Morozov agrees that people behind wikileaks probably don’t want to go down that model either. He thinks it may be more likely that wikileaks and Assange’s movement may be more interested in going down the path of political activism for information sharing and internet policy development worldwide – privacy, copyright, net neutrality etc as the focus of their attention.
Beckett questions whether objectivity is dead. Is there a trust that is sustained in wikileaks if it becomes politically motivated.
Morozov says it’s not possible to be partial as well as open. They will have to make a shift in order to be sustained. Already there is political action from wikileaks. We have to separate the way wikileaks operates and the way they present themselves to the public.
Question from the floor – would an Australian citizen get as much attention if it were not for dark forces?
Question fron the floor – Clinton’s speech said against cyberattacks then last week found that US was doing it’s own attacks.
Question from the floor – What will wikileaks do to expose political PR?
Q1: Morozov says that citizenship fo the person is irrelevant; could be anyone if they were prepared to live and be outside their country… The FBI and Dept of Justice went after supporters of wikileaks, so US priority for vigilanteeism is clear.

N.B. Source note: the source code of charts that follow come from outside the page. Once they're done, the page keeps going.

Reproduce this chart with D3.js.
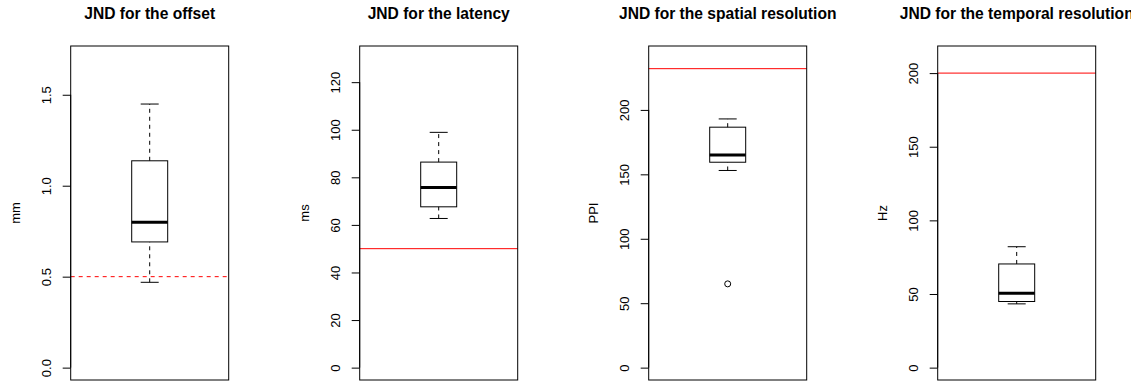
<!DOCTYPE html>
<html>
<head>
<meta charset="utf-8">
<script src="https://cdn.jsdelivr.net/npm/d3@7"></script>
<style>
  html, body { margin: 0; padding: 0; background: #fff; }
  svg { display: block; font-family: "Liberation Sans", Arial, sans-serif; }
</style>
</head>
<body>
<svg id="chart" width="1137" height="385"></svg>
<script>
// ---- data ----
const titles = ["JND for the offset", "JND for the latency", "JND for the spatial resolution", "JND for the temporal resolution"];
const units = ["mm", "ms", "PPI", "Hz"];
const yMax = [1.7, 130, 240, 210];
const tickValues = [[0, 0.5, 1.0, 1.5], [0, 20, 40, 60, 80, 100, 120], [0, 50, 100, 150, 200], [0, 50, 100, 150, 200]];
const tickLabels = [["0.0", "0.5", "1.0", "1.5"], ["0", "20", "40", "60", "80", "100", "120"], ["0", "50", "100", "150", "200"], ["0", "50", "100", "150", "200"]];
const whiskerLow = [0.469, 62.7, 153, 43.3];
const q1 = [0.691, 67.6, 159.4, 44.9];
const median = [0.799, 75.7, 165, 50.5];
const q3 = [1.137, 86.4, 186.6, 70.4];
const whiskerHigh = [1.449, 98.9, 193, 82.1];
const outliers = [[], [], [65], []];
const refValues = [0.5, 50, 232, 200];
const refDashed = [true, false, false, false];

// ---- layout ----
const svg = d3.select("#chart");
const panelStep = 289, firstLeft = 70.7, plotW = 158, plotTop = 46, plotBottom = 380;
const boxWidth = 0.246; // in x-domain units

// the source image is cut off at the right edge
svg.append("defs").append("clipPath").attr("id", "edgeClip")
  .append("rect").attr("x", 0).attr("y", 0).attr("width", 1131).attr("height", 385);

titles.forEach((title, i) => {
  const left = firstLeft + panelStep * i;
  const outer = svg.append("g").attr("clip-path", "url(#edgeClip)");
  const g = outer.append("g").attr("transform", `translate(${left},0)`);
  const x = d3.scaleLinear().domain([0.46, 1.54]).range([0, plotW]);
  const y = d3.scaleLinear().domain([-0.04 * yMax[i], 1.04 * yMax[i]]).range([plotBottom, plotTop]);

  // reference line
  g.append("line")
    .attr("x1", x(0.46)).attr("x2", x(1.54))
    .attr("y1", y(refValues[i])).attr("y2", y(refValues[i]))
    .attr("stroke", "#ff0000").attr("stroke-width", 1)
    .attr("stroke-dasharray", refDashed[i] ? "4,4" : null);

  const cx = x(1), bw = x(1 + boxWidth / 2) - x(1 - boxWidth / 2), cw = bw / 2;
  // whiskers
  [[whiskerLow[i], q1[i]], [q3[i], whiskerHigh[i]]].forEach(([a, b]) => {
    g.append("line").attr("x1", cx).attr("x2", cx).attr("y1", y(a)).attr("y2", y(b))
      .attr("stroke", "#000").attr("stroke-width", 1).attr("stroke-dasharray", "4,4");
  });
  // caps
  [whiskerLow[i], whiskerHigh[i]].forEach(v => {
    g.append("line").attr("x1", cx - cw / 2).attr("x2", cx + cw / 2).attr("y1", y(v)).attr("y2", y(v))
      .attr("stroke", "#000").attr("stroke-width", 1);
  });
  // box
  g.append("rect").attr("x", cx - bw / 2).attr("y", y(q3[i]))
    .attr("width", bw).attr("height", y(q1[i]) - y(q3[i]))
    .attr("fill", "none").attr("stroke", "#000").attr("stroke-width", 1);
  // median
  g.append("line").attr("x1", cx - bw / 2).attr("x2", cx + bw / 2)
    .attr("y1", y(median[i])).attr("y2", y(median[i]))
    .attr("stroke", "#000").attr("stroke-width", 3);
  // outliers
  outliers[i].forEach(v => {
    g.append("circle").attr("cx", cx).attr("cy", y(v)).attr("r", 3)
      .attr("fill", "none").attr("stroke", "#000").attr("stroke-width", 1);
  });

  // plot frame
  g.append("rect").attr("x", 0).attr("y", plotTop).attr("width", plotW).attr("height", plotBottom - plotTop)
    .attr("fill", "none").attr("stroke", "#000").attr("stroke-width", 1);

  // y axis
  const axis = d3.axisLeft(y).tickValues(tickValues[i]).tickSize(8)
    .tickFormat((d, k) => tickLabels[i][k]);
  const ag = g.append("g").call(axis);
  ag.select(".domain").attr("d", `M0,${y(tickValues[i][0])}V${y(tickValues[i][tickValues[i].length - 1])}`)
    .attr("stroke", "#000");
  ag.selectAll(".tick line").attr("stroke", "#000");
  ag.selectAll(".tick text")
    .attr("x", null).attr("dy", null)
    .attr("transform", "translate(-24,0) rotate(-90)")
    .attr("text-anchor", "middle").attr("dominant-baseline", "central")
    .attr("font-size", 13).attr("font-family", "Liberation Sans, Arial, sans-serif")
    .attr("fill", "#000");

  // y label
  g.append("text").attr("transform", `translate(-55,${(plotTop + plotBottom) / 2}) rotate(-90)`)
    .attr("text-anchor", "middle").attr("dominant-baseline", "central")
    .attr("font-size", 13).text(units[i]);

  // title
  g.append("text").attr("x", plotW / 2).attr("y", 19)
    .attr("text-anchor", "middle").attr("font-weight", "bold").attr("font-size", 15.6)
    .text(title);
});
</script>
</body>
</html>
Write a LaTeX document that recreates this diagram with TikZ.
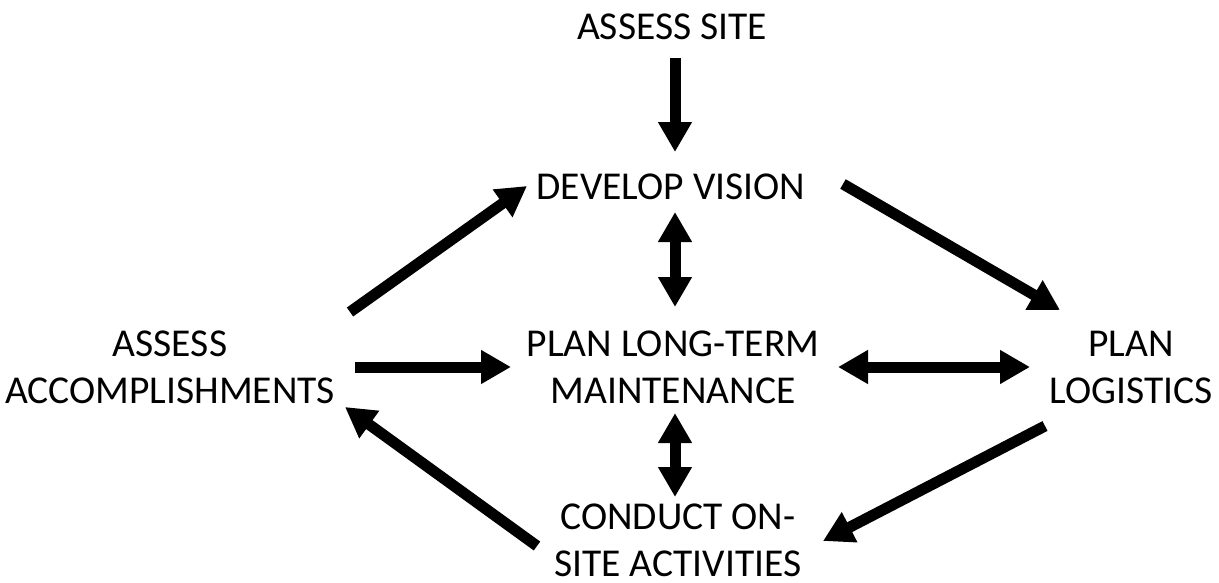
\documentclass[tikz,border=0pt]{standalone}
\usepackage{fontspec}
\setmainfont{Carlito}
\usetikzlibrary{arrows.meta}
\begin{document}
\begin{tikzpicture}[x=1pt,y=-1pt,
  lbl/.style={align=center,inner sep=0pt,font=\fontsize{39.5}{47}\selectfont},
  arr/.style={line width=11pt,-{Triangle[length=30pt,width=32pt]}},
  darr/.style={line width=11pt,{Triangle[length=30pt,width=32pt]}-{Triangle[length=30pt,width=32pt]}}]
\useasboundingbox (0,0) rectangle (1219,582);
\node[lbl] (site) at (672,27) {ASSESS SITE};
\node[lbl] (vision) at (671,187) {DEVELOP VISION};
\node[lbl] (ltm) at (673,367) {PLAN LONG-TERM\\MAINTENANCE};
\node[lbl] (acc) at (170,367) {ASSESS\\ACCOMPLISHMENTS};
\node[lbl] (log) at (1131,367) {PLAN\\LOGISTICS};
\node[lbl] (cond) at (678,540) {CONDUCT ON-\\SITE ACTIVITIES};
\coordinate (a1) at (675,58);   \coordinate (b1) at (675,152);
\coordinate (a2) at (350,312);  \coordinate (b2) at (527,186);
\coordinate (a3) at (843,184);  \coordinate (b3) at (1060,310);
\coordinate (a4) at (675,212);  \coordinate (b4) at (675,307);
\coordinate (a5) at (355,367);  \coordinate (b5) at (511,367);
\coordinate (a6) at (838,367);  \coordinate (b6) at (1030,367);
\coordinate (a7) at (675,413);  \coordinate (b7) at (675,497);
\coordinate (a8) at (1045,426); \coordinate (b8) at (823,541);
\coordinate (a9) at (537,546);  \coordinate (b9) at (345,407);
\draw[arr] (a1) -- (b1);
\draw[arr] (a2) -- (b2);
\draw[arr] (a3) -- (b3);
\draw[darr] (a4) -- (b4);
\draw[arr] (a5) -- (b5);
\draw[darr] (a6) -- (b6);
\draw[darr] (a7) -- (b7);
\draw[arr] (a8) -- (b8);
\draw[arr] (a9) -- (b9);
\end{tikzpicture}
\end{document}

Q2; If you look at Clinton’s speech then her notion that cyberattack action should be punished is interesting as US is doing the same thing. US has to be consistent in responses.
Q3. Morozov doesn’t know what contracts are in place between newspapers and wikileaks, but there are many mpre copies of the content of wikileaks than there are contracts so contracts may well be fallible.
Question from the floor – what happens when cables are faked?
Question from the floor – when NGO model pursued, governments becomes a friend. Will this estrange a lot of supporters?
Question from the floor – what risks wouold be associated with politicising a movement?
Q4: Faked cables are already out there. This is part of the scalability problem they have.
Q5&6: When wikileaks comes to politics, they don’t have to bring an entire political grab bag with them. They can be a single issue party. It may well be that a post-Assange wikileaks – with someone who has a political agenda – may be more effective. Morozov says: to be effective, you need to be boring. Shouldn’t drop Assange as a spokesperson.
Question from the floor – Where do wikileaks and facebook make their money?
Question from the floor – To what extent is Assange naive?
Question from the floor – what is the impact pf wikileaks clones?
Q7: Beckett surprised to describe Facebook and wikileaks in same sentence. Wikileaks doesn’t make money; Facebook does through advertising.
Q8: Yes Assange is naive but it kind of doesn’t matter. What matters is what he does now not what he has done.
Q9: Effect on clones will be dependent on what happens to Assange and to the laws that are being built as a result of wikileaks.